By Azul Castañeda, ICC Consultant


Friday, April 7 is World Health Day, and marks 75 years since countries together founded the World Health Organisation so everyone, everywhere could attain the highest level of health. The UK marks this day after more than a decade of austerity and the impact of a global pandemic diminished the life expectancy and wellness of many people, and a solution seems out of sight.

Last month the Journal of the Royal Society of Medicine published research showing that life expectancy in the UK lagged every other G7 country apart from the US, as a result of a decade of lower incomes and stagnating health and economy since 2012. But the situation was already dire in 2012, when research by University College London – a “Lives on the Line” map – displayed health inequalities so stark that there was an 11-year difference in life expectancy between London’s Hackney and the West End, the same gap as between England and Guatemala. We have known for a while that where we are born, grow up, and work matters to our health.

WHO’s 75th anniversary year is an opportunity to motivate action to tackle the health challenges of today before they become even bigger challenges of tomorrow.  At ICC, we’re embarking on a plan with three local authorities to develop neighbourhood models that as well as informing services delivery, placemaking projects and planning, can promote well-being, protect the environment, and foster social cohesion – all essential to tackling health inequality and addressing the fact that the people who live in the most vulnerable communities are often the hardest hit. Poor health isn’t just a matter of life expectancy but also quality of life and health – and councils have it in their power to make clear, positive differences here.

Working at local level is a great opportunity to identify and challenge health disparities. Neighbourhoods give local authorities the chance to address physical issues that contribute to poorliness, whether it’s by creating more green space or building safe and affordable housing, or by delivering walkable communities with immediate access to shops and amenities, including healthcare and pharmacies. All these build healthier, happier neighbourhoods.

Some of these steps may seem obvious. Others are less apparent, such as avoiding large monocultures of housing or physical barriers that segregate communities or deploying the time and expertise necessary to creating child and age-friendly cities. Neighbourhood models can also help identify where affordable housing initiatives are most needed, and thus protect vulnerable populations from eviction. They can promote policies that make accessing healthcare, jobs, and healthy food options easier through public transportation systems, and community gardens. Local authorities can also invest in clinics and hospitals in underserved areas, making sure healthcare is affordable, accessible, and culturally appropriate for all.
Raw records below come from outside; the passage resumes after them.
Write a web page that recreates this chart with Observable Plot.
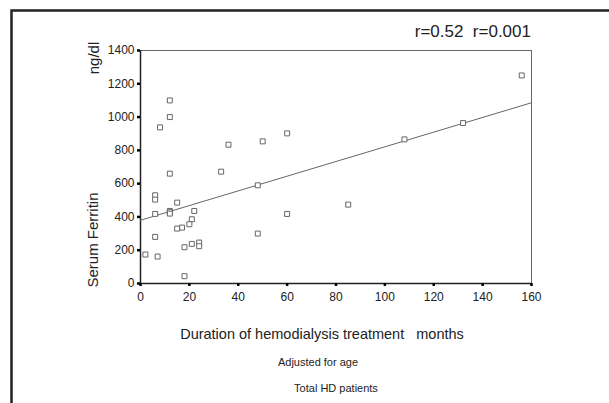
<!DOCTYPE html>
<html>
<head>
<meta charset="utf-8">
<script src="https://cdn.jsdelivr.net/npm/d3@7"></script>
<script src="https://cdn.jsdelivr.net/npm/@observablehq/plot@0.6"></script>
<style>
  html, body { margin: 0; padding: 0; background: #fff; }
  #chart { width: 609px; height: 403px; overflow: hidden; }
</style>
</head>
<body>
<div id="chart"></div>
<script>
// Duration of hemodialysis treatment (months) and serum ferritin (ng/dl)
const months   = [12, 12, 8, 12, 36, 33, 50, 60, 48, 6, 6, 6, 15, 12, 12, 12, 22, 21, 20, 17, 15, 6, 21, 24, 24, 18, 2, 7, 18, 48, 60, 85, 156, 132, 108];
const ferritin = [1100, 1000, 938, 660, 834, 672, 854, 902, 590, 530, 504, 418, 486, 436, 428, 420, 436, 386, 356, 336, 330, 280, 238, 246, 224, 218, 174, 162, 44, 300, 418, 474, 1250, 964, 866];
// Fitted regression line end points
const fitMonths   = [0, 160];
const fitFerritin = [380, 1086];
const xTicks = [0, 20, 40, 60, 80, 100, 120, 140, 160];
const yTicks = [0, 200, 400, 600, 800, 1000, 1200, 1400];

const points = months.map((m, i) => ({m, f: ferritin[i]}));
const fit = fitMonths.map((m, i) => ({m, f: fitFerritin[i]}));

const chart = Plot.plot({
  width: 609,
  height: 403,
  marginLeft: 140,
  marginRight: 78,
  marginTop: 50,
  marginBottom: 120,
  style: {fontFamily: "'Liberation Sans', Arial, sans-serif", fontSize: "12px", color: "#222", background: "#fff"},
  x: {domain: [0, 160], label: null},
  y: {domain: [0, 1400], label: null},
  marks: [
    Plot.frame({stroke: "#666", strokeWidth: 1}),
    Plot.ruleY([0], {stroke: "#222", strokeWidth: 1.5}),
    Plot.ruleX([0], {stroke: "#222", strokeWidth: 1.5}),
    Plot.axisX({ticks: xTicks, tickFormat: d3.format("d"), tickSize: 3, tickPadding: 6, stroke: "#000", strokeWidth: 2.5, fontSize: 12, fill: "#222"}),
    Plot.axisY({ticks: yTicks, tickFormat: d3.format("d"), tickSize: 3, tickPadding: 3, stroke: "#000", strokeWidth: 2.5, fontSize: 12, fill: "#222"}),
    Plot.line(fit, {x: "m", y: "f", stroke: "#666", strokeWidth: 1}),
    Plot.dot(points, {x: "m", y: "f", symbol: "square", r: 2.8, stroke: "#666", strokeWidth: 1, fill: "#fff"})
  ]
});

const svg = d3.select(chart);
svg.append("rect")
  .attr("x", 11.5).attr("y", 10.5).attr("width", 640).attr("height", 440)
  .attr("fill", "none").attr("stroke", "#222").attr("stroke-width", 2.5);

const font = "'Liberation Sans', Arial, sans-serif";
svg.append("text").attr("x", 531).attr("y", 37).attr("text-anchor", "end")
  .attr("font-family", font).attr("font-size", 17).attr("fill", "#222")
  .style("white-space", "pre")
  .text("r=0.52  r=0.001");
svg.append("text").attr("transform", "translate(99,58) rotate(-90)").attr("text-anchor", "middle")
  .attr("font-family", font).attr("font-size", 15).attr("fill", "#222")
  .text("ng/dl");
svg.append("text").attr("transform", "translate(98,240) rotate(-90)").attr("text-anchor", "middle")
  .attr("font-family", font).attr("font-size", 15).attr("fill", "#222")
  .text("Serum Ferritin");
svg.append("text").attr("x", 322).attr("y", 339).attr("text-anchor", "middle")
  .attr("font-family", font).attr("font-size", 14.5).attr("fill", "#222")
  .style("white-space", "pre")
  .text("Duration of hemodialysis treatment   months");
svg.append("text").attr("x", 318).attr("y", 366).attr("text-anchor", "middle")
  .attr("font-family", font).attr("font-size", 11).attr("fill", "#222")
  .text("Adjusted for age");
svg.append("text").attr("x", 336).attr("y", 392).attr("text-anchor", "middle")
  .attr("font-family", font).attr("font-size", 11).attr("fill", "#222")
  .text("Total HD patients");

document.getElementById("chart").appendChild(chart);
</script>
</body>
</html>
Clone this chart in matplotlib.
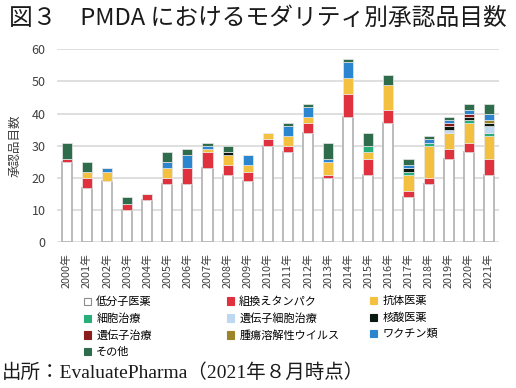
import numpy as np
import matplotlib
matplotlib.use("Agg")
import matplotlib.pyplot as plt
from matplotlib.patches import Patch

plt.rcParams['font.family'] = ['Noto Sans CJK JP', 'DejaVu Sans']

years = [f"{y}年" for y in range(2000, 2022)]

# approvals per modality, 2000-2021
small_molecule = [25, 17, 19, 10, 13, 18, 18, 23, 21, 19, 30, 28, 34, 20, 39, 21, 37, 14, 18, 26, 28, 21]
protein        = [1, 3, 0, 2, 2, 2, 5, 5, 3, 3, 2, 2, 3, 1, 7, 5, 4, 2, 2, 3, 3, 5]
antibody       = [0, 2, 3, 0, 0, 3, 0, 1, 3, 2, 2, 3, 2, 4, 5, 2, 8, 5, 10, 5, 6, 7]
cell_therapy   = [0, 0, 0, 0, 0, 0, 0, 0, 0, 0, 0, 0, 0, 0, 0, 2, 0, 1, 1, 0, 1, 1]
gene_cell      = [0, 0, 0, 0, 0, 0, 0, 0, 0, 0, 0, 0, 0, 0, 0, 0, 0, 0, 0, 1, 0, 2]
nucleic_acid   = [0, 0, 0, 0, 0, 0, 0, 0, 1, 0, 0, 0, 0, 0, 0, 0, 0, 1, 0, 1, 1, 1]
gene_therapy   = [0, 0, 0, 0, 0, 0, 0, 0, 0, 0, 0, 0, 0, 0, 0, 0, 0, 0, 0, 1, 1, 0]
oncolytic      = [0, 0, 0, 0, 0, 0, 0, 0, 0, 0, 0, 0, 0, 0, 0, 0, 0, 0, 0, 0, 0, 1]
vaccine        = [0, 0, 1, 0, 0, 2, 4, 1, 0, 3, 0, 3, 3, 1, 5, 0, 0, 1, 1, 1, 1, 2]
other          = [5, 3, 0, 2, 0, 3, 2, 1, 2, 0, 0, 1, 1, 5, 1, 4, 3, 2, 1, 1, 2, 3]

series = [
    ("低分子医薬", small_molecule, "#ffffff"),
    ("組換えタンパク", protein, "#e0313f"),
    ("抗体医薬", antibody, "#f3c13f"),
    ("細胞治療", cell_therapy, "#27ae7b"),
    ("遺伝子細胞治療", gene_cell, "#bdd8f0"),
    ("核酸医薬", nucleic_acid, "#0b1a10"),
    ("遺伝子治療", gene_therapy, "#8a1c1c"),
    ("腫瘍溶解性ウイルス", oncolytic, "#9c8428"),
    ("ワクチン類", vaccine, "#2c86cf"),
    ("その他", other, "#2f6c4b"),
]

fig = plt.figure(figsize=(5.16, 3.88), dpi=100)
ax = fig.add_axes([0.110, 0.3755, 0.857, 0.4975])

x = np.arange(len(years))
bottom = np.zeros(len(years))
for name, vals, color in series:
    vals = np.array(vals, dtype=float)
    if color == "#ffffff":
        ax.bar(x, vals, 0.5, bottom=bottom, color=color, edgecolor="#b5b5b5",
               linewidth=1.3, zorder=3)
    else:
        ax.bar(x, vals, 0.5, bottom=bottom, color=color, edgecolor="#e8e8e8",
               linewidth=0.5, zorder=3)
    bottom += vals

ax.set_xlim(-0.5, len(years) - 0.5)
ax.set_ylim(0, 60)
ax.set_yticks(range(0, 61, 10))
ax.yaxis.grid(True, color="#d9d9d9", linewidth=1.2, zorder=0)
ax.set_axisbelow(True)
for s in ax.spines.values():
    s.set_visible(False)
ax.tick_params(axis="both", length=0, labelsize=9, colors="#404040")
ax.tick_params(axis="y", pad=8)
ax.set_xticks(x)
ax.set_xticklabels(years, rotation=90, fontsize=7.8, color="#404040")
ax.tick_params(axis="x", pad=8)
ax.set_ylabel("承認品目数", fontsize=9, color="#404040", labelpad=7)

# legend in three columns
cols = [[0, 3, 6, 9], [1, 4, 7], [2, 5, 8]]
col_x = [0.163, 0.440, 0.717]
for xs, idx in zip(col_x, cols):
    handles = []
    for i in idx:
        name, _, color = series[i]
        ec = "#8c8c8c" if color == "#ffffff" else color
        handles.append(Patch(facecolor=color, edgecolor=ec, linewidth=0.8, label=name))
    fig.legend(handles=handles, loc="upper left", bbox_to_anchor=(xs, 0.236),
               frameon=False, fontsize=8, handlelength=0.65, handleheight=0.65,
               handletextpad=0.45, labelspacing=0.55, borderpad=0, borderaxespad=0)

fig.text(0.018, 0.953, "図３　PMDA におけるモダリティ別承認品目数", fontsize=17.1,
         ha="left", va="center", color="#1a1a1a")
fig.text(0.004, 0.040, "出所：EvaluatePharma（2021年８月時点）", fontsize=14,
         ha="left", va="center", color="#1a1a1a",
         family=["Liberation Serif", "Noto Sans CJK JP"])

fig.savefig("out.png", dpi=100)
Vitally, these actions can only happen when everyone works together. Neighbourhood models work when they are inclusive and involve and co-ordinate key stakeholders like urban planners, civic institutions, investors, employers, and residents to address social determinants of health in a localized, culturally appropriate way. Community organisations, too often an afterthought, must sit at the heart of such plans. They can provide education and resources to promote healthy lifestyles such as walking groups, healthy cooking classes, and support groups – often vital support to ensure no-one in vulnerable and marginalized populations is left behind.

There’s not a lot here that’s new – apart, crucially, from the need for a new mindset that has the ambition to use different ways of working, planning and imagining to tackle inequalities that belong to the last century. Local authorities have at their fingertips the means to understand cause and impact of health inequality and to design different futures for all, so the future is better for everyone.

At ICC, we firmly believe that health and health equity must be at the heart of the work councils do within their neighbourhoods and that neighbourhood models can play a significant role in making progress to a more sustainable, healthier and equal future for all.

But of course, enabling health equity it is everyone’s responsibility and depends on comprehensive action at every level, from city-wide to regional to the most local neighbourhoods. Let’s work together to build healthier and fairer neighbourhoods, that can pave the way to a healthier and fairer future.